_Dataset records_:
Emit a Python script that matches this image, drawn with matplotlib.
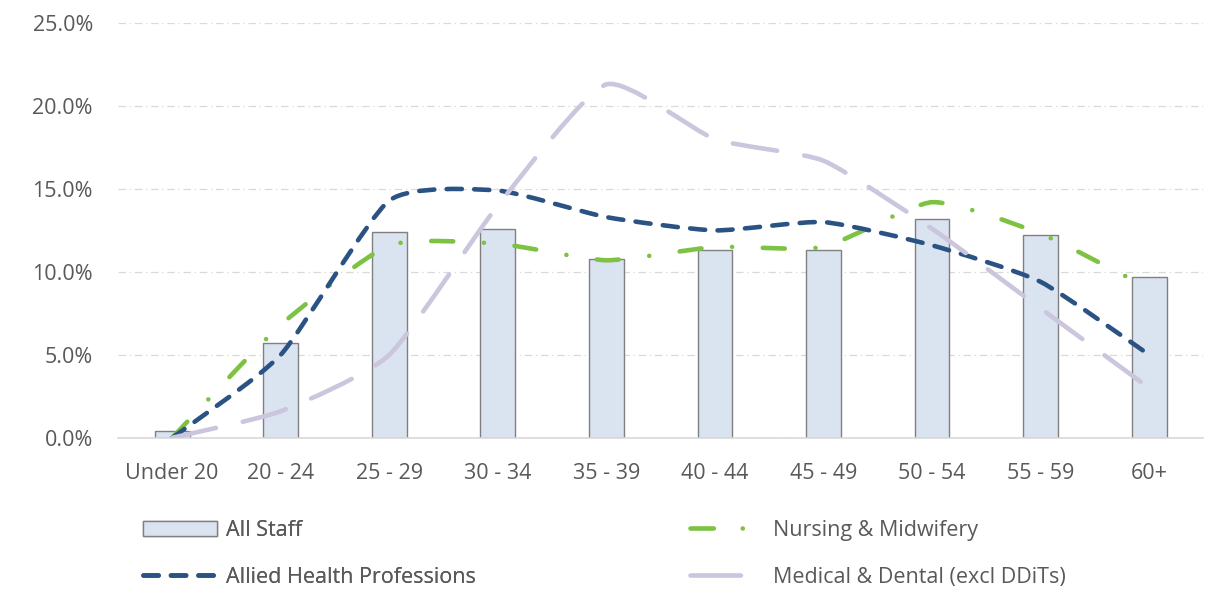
import numpy as np
import matplotlib
matplotlib.use("Agg")
import matplotlib.pyplot as plt
from matplotlib.path import Path
from matplotlib.patches import PathPatch, Patch
from matplotlib.lines import Line2D
from matplotlib.ticker import FuncFormatter, MultipleLocator

plt.rcParams['font.family'] = ['Open Sans', 'DejaVu Sans']

age_bands = ["Under 20", "20 - 24", "25 - 29", "30 - 34", "35 - 39",
             "40 - 44", "45 - 49", "50 - 54", "55 - 59", "60+"]
all_staff = [0.4, 5.7, 12.4, 12.6, 10.8, 11.3, 11.3, 13.2, 12.2, 9.7]
nursing = [0.0, 6.8, 11.6, 11.7, 10.7, 11.5, 11.5, 14.2, 12.3, 9.0]
allied = [0.0, 5.0, 14.3, 14.9, 13.3, 12.5, 13.0, 11.6, 9.4, 5.0]
medical = [0.0, 1.6, 5.0, 14.0, 21.3, 18.0, 16.7, 12.6, 7.8, 3.0]

C_BAR = "#dae3f0"
C_BAR_EDGE = "#808080"
C_NURSE = "#7dc242"
C_ALLIED = "#2a5384"
C_MED = "#cbc5dd"
C_TEXT = "#595959"
C_GRID = "#d9d9d9"
FS = 15.5


def smooth_path(xs, ys, k=0.095):
    """Cubic Bezier path through the data points (gently smoothed)."""
    pts = np.column_stack([xs, ys]).astype(float)
    n = len(pts)
    verts = [pts[0]]
    codes = [Path.MOVETO]
    for i in range(n - 1):
        p0 = pts[max(i - 1, 0)]
        p1 = pts[i]
        p2 = pts[i + 1]
        p3 = pts[min(i + 2, n - 1)]
        c1 = p1 + (p2 - p0) * k
        c2 = p2 - (p3 - p1) * k
        verts += [c1, c2, p2]
        codes += [Path.CURVE4] * 3
    return Path(verts, codes)


fig = plt.figure(figsize=(12.28, 5.90), dpi=100)
ax = fig.add_axes([0.096, 0.258, 0.884, 0.703])

x = np.arange(len(age_bands))
ax.bar(x, all_staff, width=0.32, color=C_BAR, edgecolor=C_BAR_EDGE,
       linewidth=1.0, zorder=2)

LW = 3.3
LS_NURSE = (0, (4.8, 6.7, 0.01, 6.7))
LS_ALLIED = (0, (3.3, 2.7))
LS_MED = (0, (9.8, 6.0))
for vals, col, ls in [(nursing, C_NURSE, LS_NURSE),
                      (allied, C_ALLIED, LS_ALLIED),
                      (medical, C_MED, LS_MED)]:
    ax.add_patch(PathPatch(smooth_path(x, vals), fill=False, edgecolor=col,
                           linewidth=LW, linestyle=ls, capstyle='round',
                           joinstyle='round', zorder=3))

ax.set_xlim(-0.5, len(age_bands) - 0.5)
ax.set_ylim(0, 25)
ax.yaxis.set_major_locator(MultipleLocator(5))
ax.yaxis.set_major_formatter(FuncFormatter(lambda v, p: f"{v:.1f}%"))
ax.set_xticks(x)
ax.set_xticklabels(age_bands)

ax.grid(axis='y', color=C_GRID, linestyle=(0, (6, 3, 1, 3)), linewidth=0.9,
        zorder=0)
ax.set_axisbelow(True)
for s in ['top', 'right', 'left']:
    ax.spines[s].set_visible(False)
ax.spines['bottom'].set_color("#d9d9d9")
ax.spines['bottom'].set_linewidth(1.2)
ax.tick_params(axis='both', length=0, labelsize=FS, colors=C_TEXT)
ax.tick_params(axis='y', pad=18)
ax.tick_params(axis='x', pad=18)

leg_kw = dict(loc='upper left', frameon=False, fontsize=FS,
              labelspacing=1.2, borderpad=0, borderaxespad=0,
              labelcolor=C_TEXT)

leg1 = fig.legend(
    [Patch(facecolor=C_BAR, edgecolor=C_BAR_EDGE, linewidth=1.0),
     Line2D([], [], color=C_ALLIED, lw=LW, linestyle=LS_ALLIED,
            dash_capstyle='round')],
    ["All Staff", "Allied Health Professions"],
    bbox_to_anchor=(143 / 1228, 1 - 520 / 590), handlelength=3.45,
    handletextpad=0.4, **leg_kw)
fig.add_artist(leg1)

fig.legend(
    [Line2D([], [], color=C_NURSE, lw=LW, linestyle=(0, (5.1, 6.3, 0.01, 20)),
            dash_capstyle='round'),
     Line2D([], [], color=C_MED, lw=LW, linestyle=(0, (11.0, 20.0)),
            dash_capstyle='round')],
    ["Nursing & Midwifery", "Medical & Dental (excl DDiTs)"],
    bbox_to_anchor=(690 / 1228, 1 - 520 / 590), handlelength=2.75,
    handletextpad=1.1, **leg_kw)

fig.savefig("out.png", dpi=100, facecolor="white")
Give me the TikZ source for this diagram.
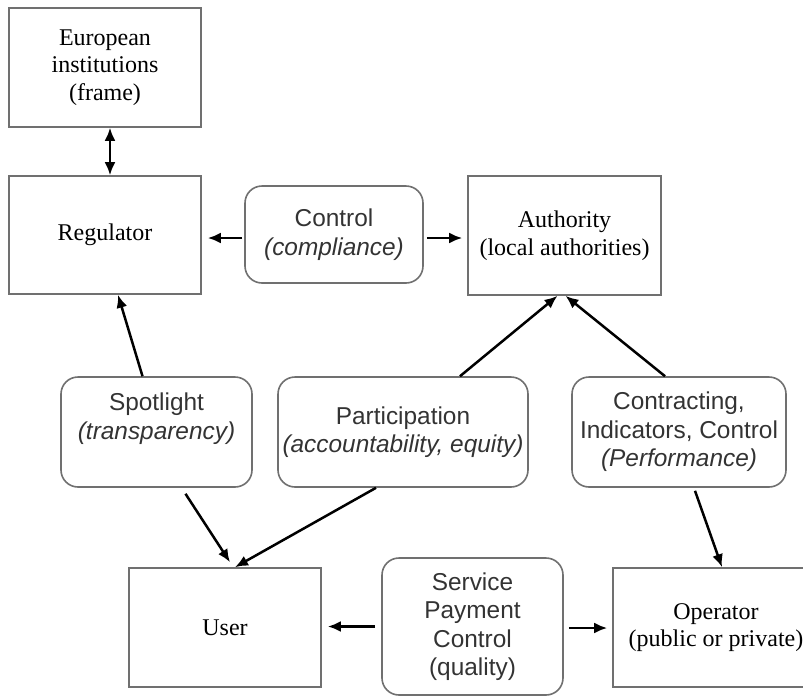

_Set exercise_: All records should be output exactly, with the pictures left out.

_Task solution_:
Emit a Python script that matches this image, drawn with matplotlib.
import numpy as np
import matplotlib
matplotlib.use("Agg")
import matplotlib.pyplot as plt
from matplotlib.path import Path
from matplotlib.patches import PathPatch, Patch
from matplotlib.lines import Line2D
from matplotlib.ticker import FuncFormatter, MultipleLocator

plt.rcParams['font.family'] = ['Open Sans', 'DejaVu Sans']

age_bands = ["Under 20", "20 - 24", "25 - 29", "30 - 34", "35 - 39",
             "40 - 44", "45 - 49", "50 - 54", "55 - 59", "60+"]
all_staff = [0.4, 5.7, 12.4, 12.6, 10.8, 11.3, 11.3, 13.2, 12.2, 9.7]
nursing = [0.0, 6.8, 11.6, 11.7, 10.7, 11.5, 11.5, 14.2, 12.3, 9.0]
allied = [0.0, 5.0, 14.3, 14.9, 13.3, 12.5, 13.0, 11.6, 9.4, 5.0]
medical = [0.0, 1.6, 5.0, 14.0, 21.3, 18.0, 16.7, 12.6, 7.8, 3.0]

C_BAR = "#dae3f0"
C_BAR_EDGE = "#808080"
C_NURSE = "#7dc242"
C_ALLIED = "#2a5384"
C_MED = "#cbc5dd"
C_TEXT = "#595959"
C_GRID = "#d9d9d9"
FS = 15.5


def smooth_path(xs, ys, k=0.095):
    """Cubic Bezier path through the data points (gently smoothed)."""
    pts = np.column_stack([xs, ys]).astype(float)
    n = len(pts)
    verts = [pts[0]]
    codes = [Path.MOVETO]
    for i in range(n - 1):
        p0 = pts[max(i - 1, 0)]
        p1 = pts[i]
        p2 = pts[i + 1]
        p3 = pts[min(i + 2, n - 1)]
        c1 = p1 + (p2 - p0) * k
        c2 = p2 - (p3 - p1) * k
        verts += [c1, c2, p2]
        codes += [Path.CURVE4] * 3
    return Path(verts, codes)


fig = plt.figure(figsize=(12.28, 5.90), dpi=100)
ax = fig.add_axes([0.096, 0.258, 0.884, 0.703])

x = np.arange(len(age_bands))
ax.bar(x, all_staff, width=0.32, color=C_BAR, edgecolor=C_BAR_EDGE,
       linewidth=1.0, zorder=2)

LW = 3.3
LS_NURSE = (0, (4.8, 6.7, 0.01, 6.7))
LS_ALLIED = (0, (3.3, 2.7))
LS_MED = (0, (9.8, 6.0))
for vals, col, ls in [(nursing, C_NURSE, LS_NURSE),
                      (allied, C_ALLIED, LS_ALLIED),
                      (medical, C_MED, LS_MED)]:
    ax.add_patch(PathPatch(smooth_path(x, vals), fill=False, edgecolor=col,
                           linewidth=LW, linestyle=ls, capstyle='round',
                           joinstyle='round', zorder=3))

ax.set_xlim(-0.5, len(age_bands) - 0.5)
ax.set_ylim(0, 25)
ax.yaxis.set_major_locator(MultipleLocator(5))
ax.yaxis.set_major_formatter(FuncFormatter(lambda v, p: f"{v:.1f}%"))
ax.set_xticks(x)
ax.set_xticklabels(age_bands)

ax.grid(axis='y', color=C_GRID, linestyle=(0, (6, 3, 1, 3)), linewidth=0.9,
        zorder=0)
ax.set_axisbelow(True)
for s in ['top', 'right', 'left']:
    ax.spines[s].set_visible(False)
ax.spines['bottom'].set_color("#d9d9d9")
ax.spines['bottom'].set_linewidth(1.2)
ax.tick_params(axis='both', length=0, labelsize=FS, colors=C_TEXT)
ax.tick_params(axis='y', pad=18)
ax.tick_params(axis='x', pad=18)

leg_kw = dict(loc='upper left', frameon=False, fontsize=FS,
              labelspacing=1.2, borderpad=0, borderaxespad=0,
              labelcolor=C_TEXT)

leg1 = fig.legend(
    [Patch(facecolor=C_BAR, edgecolor=C_BAR_EDGE, linewidth=1.0),
     Line2D([], [], color=C_ALLIED, lw=LW, linestyle=LS_ALLIED,
            dash_capstyle='round')],
    ["All Staff", "Allied Health Professions"],
    bbox_to_anchor=(143 / 1228, 1 - 520 / 590), handlelength=3.45,
    handletextpad=0.4, **leg_kw)
fig.add_artist(leg1)

fig.legend(
    [Line2D([], [], color=C_NURSE, lw=LW, linestyle=(0, (5.1, 6.3, 0.01, 20)),
            dash_capstyle='round'),
     Line2D([], [], color=C_MED, lw=LW, linestyle=(0, (11.0, 20.0)),
            dash_capstyle='round')],
    ["Nursing & Midwifery", "Medical & Dental (excl DDiTs)"],
    bbox_to_anchor=(690 / 1228, 1 - 520 / 590), handlelength=2.75,
    handletextpad=1.1, **leg_kw)

fig.savefig("out.png", dpi=100, facecolor="white")
Give me the TikZ source for this diagram.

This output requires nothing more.